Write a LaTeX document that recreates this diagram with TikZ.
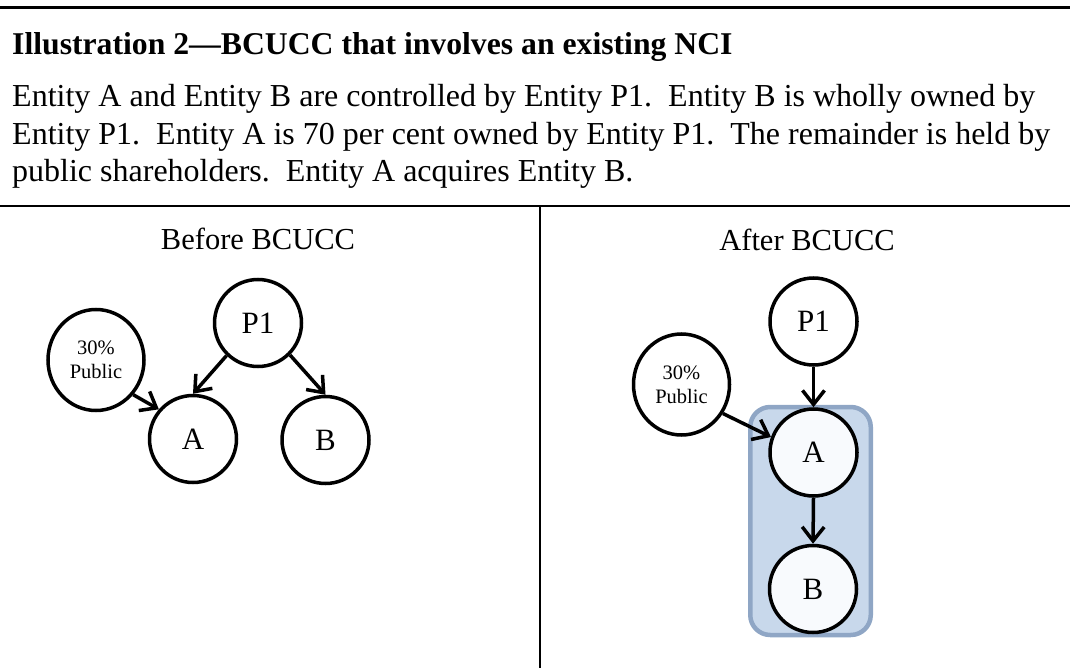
\documentclass[tikz,border=0pt]{standalone}
\usepackage{fontspec}
\setmainfont{Liberation Serif}
\usetikzlibrary{arrows.meta,shapes.geometric}

\definecolor{boxfill}{RGB}{200,216,235}
\definecolor{boxline}{RGB}{143,166,197}
\definecolor{nodefill}{RGB}{248,250,253}

\tikzset{
  ent/.style={circle, draw, line width=3.5pt, minimum size=87pt, inner sep=0pt,
    fill=white, font=\fontsize{31}{31}\selectfont},
  pub/.style={ellipse, draw, line width=3.5pt, minimum width=96pt, minimum height=101pt,
    inner sep=0pt, fill=white, align=center, font=\fontsize{20.5}{24}\selectfont},
  own/.style={line width=3.5pt, -{Straight Barb[length=14pt,width=22pt,line width=3.5pt]}},
  heading/.style={anchor=base west, inner sep=0pt, font=\fontsize{31.7}{31.7}\selectfont\bfseries},
  body/.style={anchor=base west, inner sep=0pt, font=\fontsize{32}{32}\selectfont},
  caption/.style={anchor=base, inner sep=0pt, font=\fontsize{30.5}{30.5}\selectfont},
  rule/.style={line width=2pt},
}

\begin{document}
\begin{tikzpicture}[x=1pt,y=-1pt]
\useasboundingbox (0,0) rectangle (1070,668);

% frame rules
\draw[line width=3pt] (0,8) -- (1070,8);
\draw[rule] (0,206.5) -- (1070,206.5);
\draw[rule] (540,206.5) -- (540,668);

% heading and description
\node[heading] (title) at (12,55) {Illustration 2---BCUCC that involves an existing NCI};
\node[body] (l1) at (12,107) {Entity A and Entity B are controlled by Entity P1.\ \ Entity B is wholly owned by};
\node[body] (l2) at (12,144.5) {Entity P1.\ \ Entity A is 70 per cent owned by Entity P1.\ \ The remainder is held by};
\node[body] (l3) at (12,182) {public shareholders.\ \ Entity A acquires Entity B.};

% before
\node[caption] (capL) at (258,250) {Before BCUCC};
\node[ent] (P1L) at (258,323) {P1};
\node[pub] (PubL) at (96,360) {30\%\\Public};
\node[ent] (AL) at (193,439) {A};
\node[ent] (BL) at (325.5,440) {B};
\draw[own] (P1L.-134) -- (AL.north);
\draw[own] (P1L.-45) -- (BL.north);
\draw[own] (PubL.-43) -- (AL.139);

% after
\node[caption] (capR) at (807,251) {After BCUCC};
\draw[line width=4.5pt, draw=boxline, fill=boxfill, rounded corners=20pt]
  (750.25,407) rectangle (870.75,635);
\node[ent] (P1R) at (813.5,321.5) {P1};
\node[pub] (PubR) at (681.5,384.5) {30\%\\Public};
\node[ent, fill=nodefill] (AR) at (813.5,452.5) {A};
\node[ent, fill=nodefill] (BR) at (813,589) {B};
\draw[own] (P1R.south) -- (AR.north);
\draw[own] (AR.south) -- (BR.north);
\draw[own] (PubR.-35) -- (AR.160);
\end{tikzpicture}
\end{document}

» What you will do
Could the lines from the top of the material through the line with "(540,206.5) -- (540,668);" be repeated exactly, pictures left out?

» The completed task
Write a LaTeX document that recreates this diagram with TikZ.
\documentclass[tikz,border=0pt]{standalone}
\usepackage{fontspec}
\setmainfont{Liberation Serif}
\usetikzlibrary{arrows.meta,shapes.geometric}

\definecolor{boxfill}{RGB}{200,216,235}
\definecolor{boxline}{RGB}{143,166,197}
\definecolor{nodefill}{RGB}{248,250,253}

\tikzset{
  ent/.style={circle, draw, line width=3.5pt, minimum size=87pt, inner sep=0pt,
    fill=white, font=\fontsize{31}{31}\selectfont},
  pub/.style={ellipse, draw, line width=3.5pt, minimum width=96pt, minimum height=101pt,
    inner sep=0pt, fill=white, align=center, font=\fontsize{20.5}{24}\selectfont},
  own/.style={line width=3.5pt, -{Straight Barb[length=14pt,width=22pt,line width=3.5pt]}},
  heading/.style={anchor=base west, inner sep=0pt, font=\fontsize{31.7}{31.7}\selectfont\bfseries},
  body/.style={anchor=base west, inner sep=0pt, font=\fontsize{32}{32}\selectfont},
  caption/.style={anchor=base, inner sep=0pt, font=\fontsize{30.5}{30.5}\selectfont},
  rule/.style={line width=2pt},
}

\begin{document}
\begin{tikzpicture}[x=1pt,y=-1pt]
\useasboundingbox (0,0) rectangle (1070,668);

% frame rules
\draw[line width=3pt] (0,8) -- (1070,8);
\draw[rule] (0,206.5) -- (1070,206.5);
\draw[rule] (540,206.5) -- (540,668);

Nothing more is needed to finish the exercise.